Problem requirements ::
Copy every line that mentions the word "with".

Excerpted data ::

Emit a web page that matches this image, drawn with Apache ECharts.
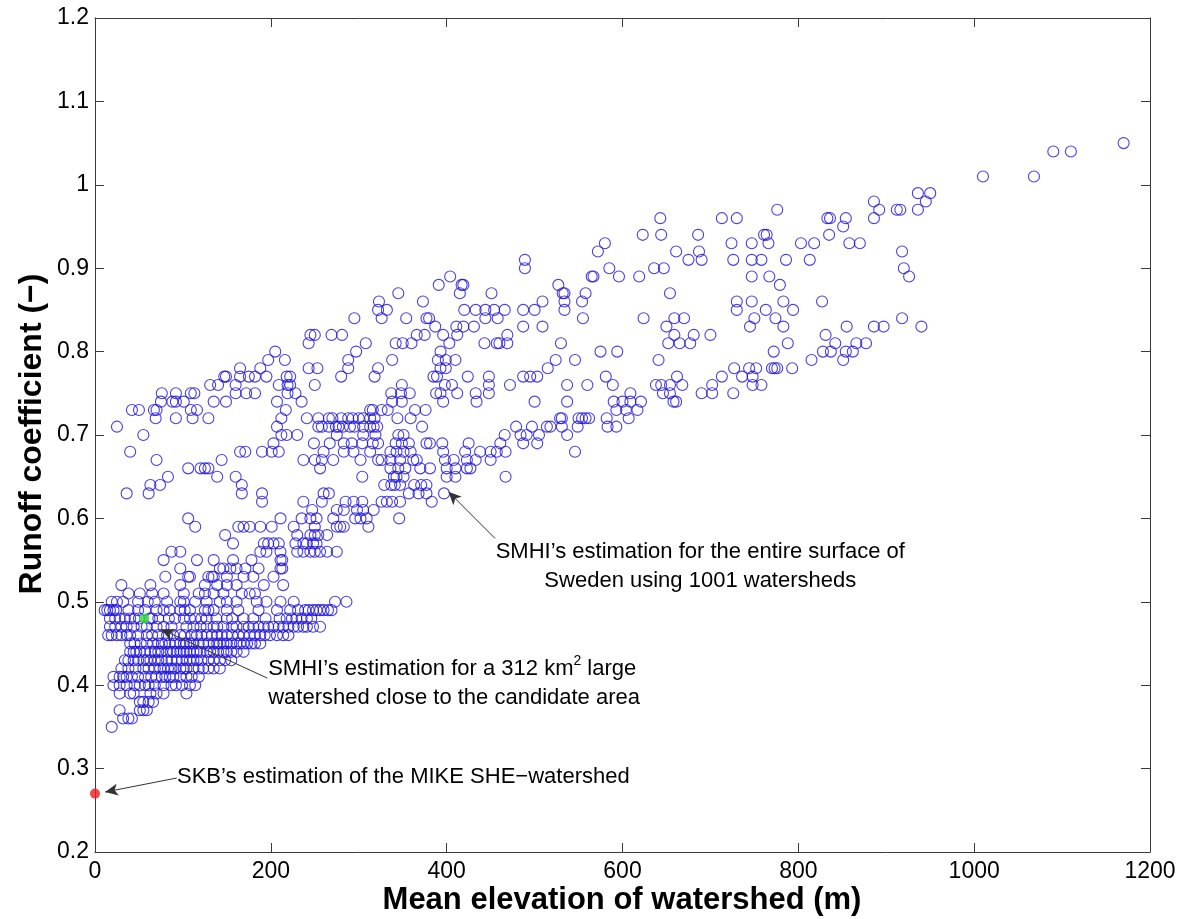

...

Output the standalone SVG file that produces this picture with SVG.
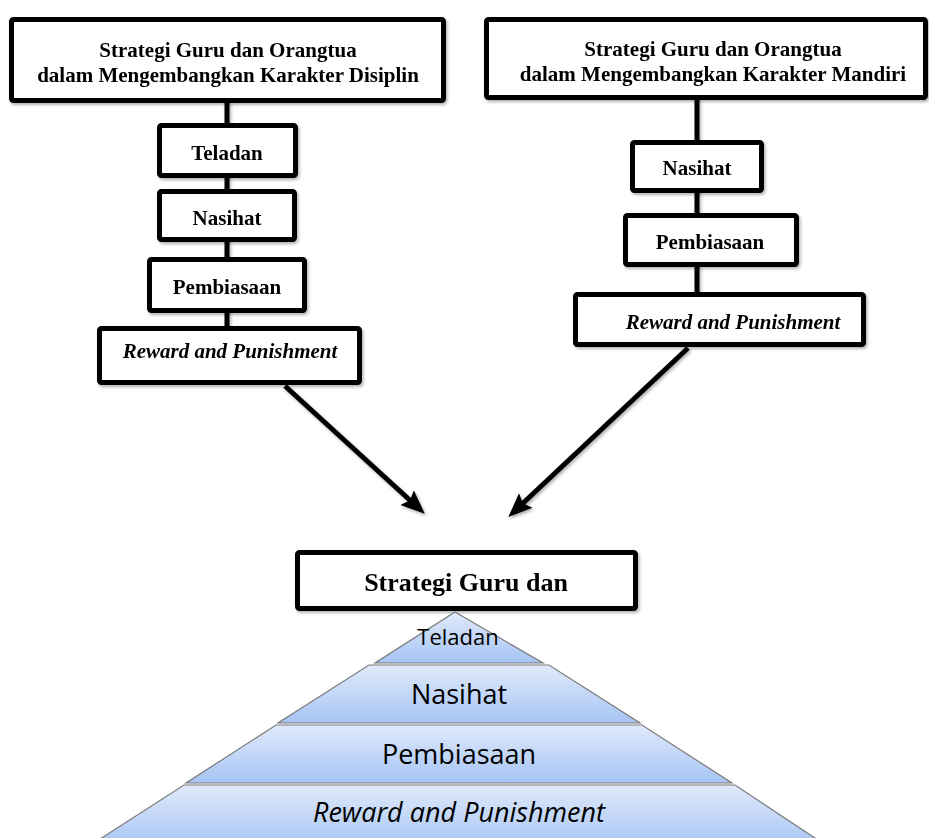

--

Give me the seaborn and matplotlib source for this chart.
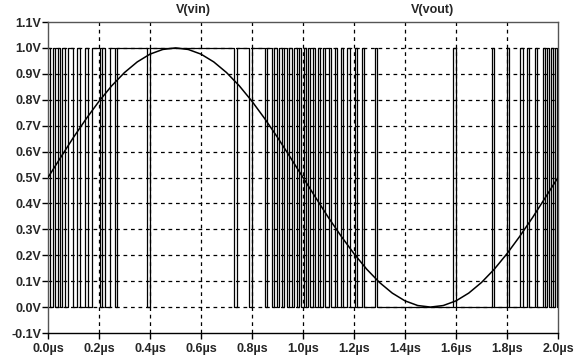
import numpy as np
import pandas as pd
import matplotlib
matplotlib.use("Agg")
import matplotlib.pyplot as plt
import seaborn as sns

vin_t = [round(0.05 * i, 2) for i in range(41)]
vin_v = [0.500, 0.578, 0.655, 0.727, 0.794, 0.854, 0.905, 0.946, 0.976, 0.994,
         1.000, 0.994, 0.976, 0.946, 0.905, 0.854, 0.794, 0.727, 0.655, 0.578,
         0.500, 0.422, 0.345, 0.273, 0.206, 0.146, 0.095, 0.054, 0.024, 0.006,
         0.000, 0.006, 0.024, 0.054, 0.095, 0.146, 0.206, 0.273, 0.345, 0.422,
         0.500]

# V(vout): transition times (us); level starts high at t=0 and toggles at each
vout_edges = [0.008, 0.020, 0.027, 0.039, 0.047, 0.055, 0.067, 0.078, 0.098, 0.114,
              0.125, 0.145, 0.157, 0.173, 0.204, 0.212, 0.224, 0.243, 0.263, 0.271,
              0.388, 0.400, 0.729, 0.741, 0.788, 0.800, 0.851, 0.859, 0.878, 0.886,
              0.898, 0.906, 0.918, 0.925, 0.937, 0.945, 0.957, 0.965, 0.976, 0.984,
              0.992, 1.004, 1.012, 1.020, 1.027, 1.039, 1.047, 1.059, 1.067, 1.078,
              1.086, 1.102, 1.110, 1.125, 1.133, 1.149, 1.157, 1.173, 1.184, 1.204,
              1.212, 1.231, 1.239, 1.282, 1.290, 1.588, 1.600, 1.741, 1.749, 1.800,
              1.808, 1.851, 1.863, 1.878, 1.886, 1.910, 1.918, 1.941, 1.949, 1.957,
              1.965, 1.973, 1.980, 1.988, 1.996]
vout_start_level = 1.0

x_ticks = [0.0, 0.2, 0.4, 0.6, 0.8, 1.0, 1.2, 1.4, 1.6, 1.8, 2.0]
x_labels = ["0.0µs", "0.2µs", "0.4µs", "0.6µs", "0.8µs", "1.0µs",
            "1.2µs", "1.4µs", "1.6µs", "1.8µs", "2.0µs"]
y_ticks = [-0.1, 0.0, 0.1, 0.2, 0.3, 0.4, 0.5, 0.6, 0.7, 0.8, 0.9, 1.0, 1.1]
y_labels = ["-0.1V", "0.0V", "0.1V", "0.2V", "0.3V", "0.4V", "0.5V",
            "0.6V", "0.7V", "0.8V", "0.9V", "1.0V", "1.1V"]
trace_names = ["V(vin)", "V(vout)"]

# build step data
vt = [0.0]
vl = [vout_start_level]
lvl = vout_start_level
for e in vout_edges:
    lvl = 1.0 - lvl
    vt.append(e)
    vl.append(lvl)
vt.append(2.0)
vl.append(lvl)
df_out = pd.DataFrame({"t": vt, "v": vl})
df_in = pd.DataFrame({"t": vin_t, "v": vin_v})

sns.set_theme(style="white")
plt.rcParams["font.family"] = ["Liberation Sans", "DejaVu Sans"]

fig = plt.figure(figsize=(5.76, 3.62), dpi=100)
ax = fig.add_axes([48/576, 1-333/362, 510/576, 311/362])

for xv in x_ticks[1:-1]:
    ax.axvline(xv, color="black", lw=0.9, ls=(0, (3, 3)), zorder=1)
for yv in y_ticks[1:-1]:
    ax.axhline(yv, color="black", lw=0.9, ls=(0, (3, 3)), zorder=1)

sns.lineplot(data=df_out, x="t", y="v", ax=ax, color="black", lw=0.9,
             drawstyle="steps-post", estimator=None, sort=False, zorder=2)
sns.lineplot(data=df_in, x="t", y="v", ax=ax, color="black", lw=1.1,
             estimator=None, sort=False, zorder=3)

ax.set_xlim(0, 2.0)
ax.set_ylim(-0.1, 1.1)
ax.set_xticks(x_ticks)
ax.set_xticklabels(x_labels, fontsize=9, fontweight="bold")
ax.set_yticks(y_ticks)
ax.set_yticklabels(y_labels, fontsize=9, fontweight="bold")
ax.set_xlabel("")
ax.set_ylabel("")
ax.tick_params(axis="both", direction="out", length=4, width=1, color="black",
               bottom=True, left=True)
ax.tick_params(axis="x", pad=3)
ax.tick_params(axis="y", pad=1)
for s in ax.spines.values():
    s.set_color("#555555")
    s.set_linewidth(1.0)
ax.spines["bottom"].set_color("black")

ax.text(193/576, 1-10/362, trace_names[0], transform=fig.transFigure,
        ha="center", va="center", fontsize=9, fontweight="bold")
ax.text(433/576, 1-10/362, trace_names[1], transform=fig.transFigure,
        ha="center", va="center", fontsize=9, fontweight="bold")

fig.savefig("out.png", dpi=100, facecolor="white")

Written response ::
Emit a web page that matches this image, drawn with Apache ECharts.
Output the standalone SVG file that produces this picture with SVG.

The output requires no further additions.